Financing activities

During the first three months of 2013, net cash used by financing activities was approximately $3.3 million primarily attributable to the repurchase of $5.4 million of the Company's common stock, which was purchased for a weighted average cost of $7.61 per share. The weighted average cost includes the average price paid per share of $7.58, plus any applicable administrative costs for the transaction. The repurchase of common stock was made under a stock repurchase program authorized by TASER's Board of Directors on February 25, 2013 under which TASER may acquire up to $25.0 million of the Company's outstanding common stock subject to stock market conditions and corporate considerations.

During the three months ended 2013, the Company recorded $1.9 million for excess tax benefit related to stock-based compensation. The tax benefit relates to exercises occurring through 2013 which gave rise to tax attribute carry forwards such as net operating losses and tax credits. The Company was able to recognize this benefit in 2013 due to its positive taxable income during the period.

During the first three months of 2012, net cash used by financing activities was $15,000 and related to the exercise of stock options.

Liquidity and Capital Resources

Our most significant sources of liquidity continue to be funds generated by operating activities and available cash and cash equivalents. We believe funds generated from our expected results of operations, as well as available cash and cash equivalents, will be sufficient to finance our operations and strategic initiatives for 2013. In addition, our $10.0 million revolving credit facility is available for additional working capital needs or investment opportunities. Under the terms of the line of credit, available borrowings are reduced by outstanding letters of credit. The line is secured by our accounts receivable and inventory, and bears interest at varying rates currently LIBOR plus 1.5% to prime. As of March 31, 2013, we had letters of credit outstanding of $0.6 million, leaving the net amount available for borrowing of $9.4 million. The facility matures on June 30, 2014. There can be no assurance that we will continue to generate cash flows at or above current levels or that we will be able to maintain our ability to borrow under our revolving credit facility. At March 31, 2013, and December 31, 2012 and 2011, there were no borrowings under the line.

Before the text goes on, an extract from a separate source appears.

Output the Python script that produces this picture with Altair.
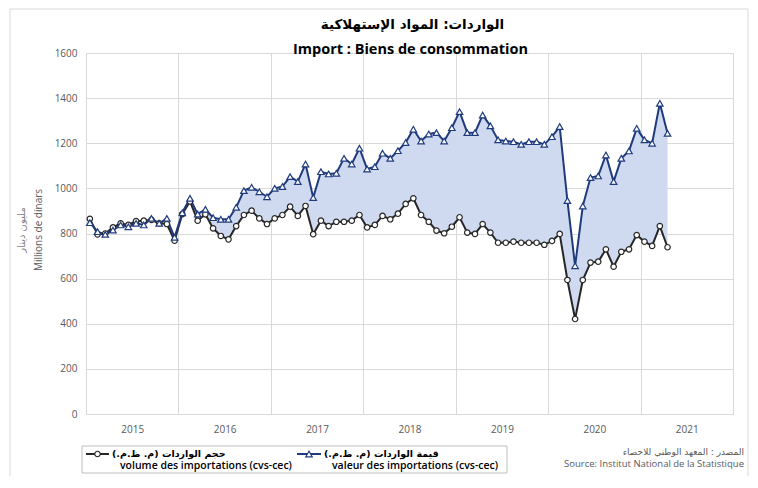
import altair as alt
import pandas as pd

# ---------------- data (monthly, Jan 2015 .. Apr 2021) ----------------
first_year = 2015
year_labels = [2015, 2016, 2017, 2018, 2019, 2020, 2021]

valeur = [
    848, 808, 796, 815, 838, 830, 845, 838, 867, 845, 867, 783,      # 2015
    892, 956, 886, 907, 870, 863, 863, 916, 990, 1005, 985, 963,     # 2016
    1000, 1008, 1052, 1030, 1108, 959, 1074, 1064, 1067, 1133, 1108, 1178,  # 2017
    1086, 1096, 1156, 1133, 1167, 1203, 1262, 1210, 1241, 1247, 1210, 1269,  # 2018
    1340, 1247, 1247, 1325, 1277, 1215, 1210, 1207, 1195, 1207, 1207, 1195,  # 2019
    1229, 1274, 946, 657, 922, 1048, 1055, 1148, 1030, 1133, 1166, 1266,     # 2020
    1215, 1200, 1377, 1244,                                                  # 2021
]
volume = [
    865, 796, 800, 827, 845, 838, 855, 857, 860, 845, 842, 768,      # 2015
    886, 942, 857, 885, 823, 789, 774, 833, 882, 901, 867, 842,      # 2016
    867, 882, 919, 878, 922, 797, 857, 833, 852, 852, 857, 882,      # 2017
    827, 838, 878, 863, 888, 931, 956, 882, 852, 813, 801, 830,      # 2018
    872, 804, 798, 842, 804, 759, 759, 764, 759, 759, 759, 750,      # 2019
    767, 798, 594, 421, 594, 671, 675, 730, 653, 719, 730, 793,      # 2020
    764, 745, 833, 739,                                              # 2021
]
month_index = list(range(len(valeur)))
y_ticks = [0, 200, 400, 600, 800, 1000, 1200, 1400, 1600]

title_ar = "الواردات: المواد الإستهلاكية"
title_fr = "Import : Biens de consommation"
ytitle_ar = "مليون دينار"
ytitle_fr = "Millions de dinars"
leg_vol_ar = "حجم الواردات (م. ظ.م.)"
leg_vol_fr = "volume des importations (cvs-cec)"
leg_val_ar = "قيمة  الواردات (م. ظ.م.)"
leg_val_fr = "valeur des importations (cvs-cec)"
src_ar = "المصدر : المعهد الوطني للاحصاء"
src_fr = "Source: Institut National de la Statistique"

RLM = "\u200f"

df = pd.DataFrame({
    "m": [i + 0.5 for i in month_index],
    "valeur": valeur,
    "volume": volume,
})

W, H = 647, 361
NAVY = "#1f3b7d"
BLACK = "#262626"
FILL = "#cfdaf0"
GRID = "#d9d9d9"
LBL = "#595959"
n_years = len(year_labels)
slot = W / n_years

xscale = alt.Scale(domain=[0, 12 * n_years], nice=False, zero=False)
xaxis = alt.Axis(
    values=[12 * k for k in range(n_years + 1)],
    labelExpr=f"datum.value < {12 * n_years} ? '' + ({first_year} + datum.value / 12) : ''",
    labelOffset=slot / 2, labelFlush=False, labelOverlap=False, labelAlign="center",
    ticks=False, domain=False, grid=True, gridColor=GRID, gridWidth=1,
    title=None, labelPadding=10, labelFontSize=10, labelColor=LBL,
)
yscale = alt.Scale(domain=[0, 1600], nice=False, zero=True)
yaxis = alt.Axis(
    values=y_ticks, format="d", ticks=False, domain=False, grid=True, gridColor=GRID, gridWidth=1,
    title=None, labelPadding=9, labelFontSize=10, labelColor=LBL,
)

X = alt.X("m:Q", scale=xscale, axis=xaxis)
Yval = alt.Y("valeur:Q", scale=yscale, axis=yaxis)
Yvol = alt.Y("volume:Q", scale=yscale, axis=yaxis)

base = alt.Chart(df)
area = base.mark_area(color=FILL, opacity=1).encode(x=X, y=Yval, y2="volume:Q")
vol_line = base.mark_line(color=BLACK, strokeWidth=2).encode(x=X, y=Yvol)
vol_pts = base.mark_point(shape="circle", filled=True, fill="white", stroke=BLACK,
                          strokeWidth=1.2, size=30, opacity=1).encode(x=X, y=Yvol)
val_line = base.mark_line(color=NAVY, strokeWidth=2).encode(x=X, y=Yval)
val_pts = base.mark_point(shape="triangle-up", filled=True, fill="white", stroke=NAVY,
                          strokeWidth=1.2, size=42, opacity=1).encode(x=X, y=Yval)


def one():
    return pd.DataFrame({"t": [""]})


def txt(s, x, y, **kw):
    return alt.Chart(pd.DataFrame({"t": [s]})).mark_text(**kw).encode(
        text="t:N", x=alt.value(x), y=alt.value(y))


AR_FONT = "DejaVu Sans"
LAT_FONT = "Open Sans"

layers = [area, vol_line, val_line, vol_pts, val_pts]

# outer frame
layers.append(alt.Chart(one()).mark_rect(fill=None, stroke=GRID, strokeWidth=1).encode(
    x=alt.value(-76), x2=alt.value(662), y=alt.value(-44), y2=alt.value(440)))

# titles
layers.append(txt(RLM + title_ar + RLM, W / 2 + 3, -28, font=AR_FONT, fontSize=13.5,
                  fontWeight="bold", color="black", align="center", baseline="middle"))
layers.append(txt(title_fr, W / 2 + 1, -3, font=LAT_FONT, fontSize=14.5,
                  fontWeight="bold", color="black", align="center", baseline="middle"))

# y axis titles
layers.append(txt(RLM + ytitle_ar + RLM, -64, 177, font=AR_FONT, fontSize=10,
                  color="#7f7f7f", angle=270, align="center", baseline="middle"))
layers.append(txt(ytitle_fr, -47, 177, font=LAT_FONT, fontSize=10,
                  color=LBL, angle=270, align="center", baseline="middle"))

# legend box
layers.append(alt.Chart(one()).mark_rect(fill="white", stroke="#bfbfbf", strokeWidth=1).encode(
    x=alt.value(-4), x2=alt.value(421), y=alt.value(393), y2=alt.value(420)))
# legend: volume
layers.append(alt.Chart(one()).mark_rule(color=BLACK, strokeWidth=2).encode(
    x=alt.value(0), x2=alt.value(23), y=alt.value(401)))
layers.append(alt.Chart(one()).mark_point(shape="circle", filled=True, fill="white", stroke=BLACK,
                                          strokeWidth=1.2, size=30, opacity=1).encode(
    x=alt.value(11.5), y=alt.value(401)))
layers.append(txt(RLM + leg_vol_ar + RLM, 26, 401, font=AR_FONT, fontSize=9.5,
                  fontWeight="bold", color="black", align="left", baseline="middle"))
layers.append(txt(leg_vol_fr, 34, 413, font=LAT_FONT, fontSize=10.5,
                  fontWeight=600, color="black", align="left", baseline="middle"))
# legend: valeur
layers.append(alt.Chart(one()).mark_rule(color=NAVY, strokeWidth=2).encode(
    x=alt.value(211), x2=alt.value(235), y=alt.value(401)))
layers.append(alt.Chart(one()).mark_point(shape="triangle-up", filled=True, fill="white", stroke=NAVY,
                                          strokeWidth=1.2, size=42, opacity=1).encode(
    x=alt.value(223), y=alt.value(401)))
layers.append(txt(RLM + leg_val_ar + RLM, 238, 401, font=AR_FONT, fontSize=9.5,
                  fontWeight="bold", color="black", align="left", baseline="middle"))
layers.append(txt(leg_val_fr, 246, 413, font=LAT_FONT, fontSize=10.5,
                  fontWeight=600, color="black", align="left", baseline="middle"))

# source
layers.append(txt(RLM + src_ar + RLM, 658, 399, font=AR_FONT, fontSize=9,
                  color=LBL, align="right", baseline="middle"))
layers.append(txt(src_fr, 658, 411, font=LAT_FONT, fontSize=9.5,
                  color=LBL, align="right", baseline="middle"))

chart = alt.layer(*layers).properties(
    width=W, height=H,
    autosize=alt.AutoSizeParams(type="none"),
    padding={"left": 78, "top": 45, "right": 17, "bottom": 62},
).configure_view(stroke=None).configure(font=LAT_FONT)

chart.save("out.html", embed_options={"renderer": "svg", "actions": False})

Our agreement with the bank requires us to comply with certain financial and other covenants including maintenance of minimum tangible net worth and a fixed charge coverage ratio. The ratio of total liabilities to tangible net worth can be no greater than 1:1, and the fixed coverage charge ratio can be no less than 1.25:1, based upon a trailing twelve-month period. At March 31, 2013, the Company's tangible net worth ratio was 0.34:1 and its fixed charge coverage ratio was 8.57:1. Accordingly, the Company was in compliance with these covenants.

Based on our strong balance sheet and the fact that we had only $0.1 million in long-term debt and capital lease obligations at March 31, 2013, we believe financing will be available, both through our existing credit line and possible additional financing. However, there is no assurance that such funding will be available on terms acceptable to us, or at all.

On February 25, 2013, we announced that that our board of directors authorized a new share repurchase program for up to $25 million of its common stock. During the three months ended March 31, 2013, the Company repurchased approximately $5.4 million of common stock. As of April 25, 2013 the Company has repurchased approximately 1.9 million shares of common stock at a total cost of approximately $14.8 million. Approximately $10.2 million is remaining under the repurchase program. Additional repurchases will be funded by available cash, subject to working capital requirements. During March 2013, the Company obtained a waiver from the provider of its line of credit allowing for the execution of the share repurchase program without violation of the terms and covenants of its credit agreement

Off Balance Sheet Arrangements

We have no off balance sheet arrangements as of March 31, 2013 or December 31, 2012.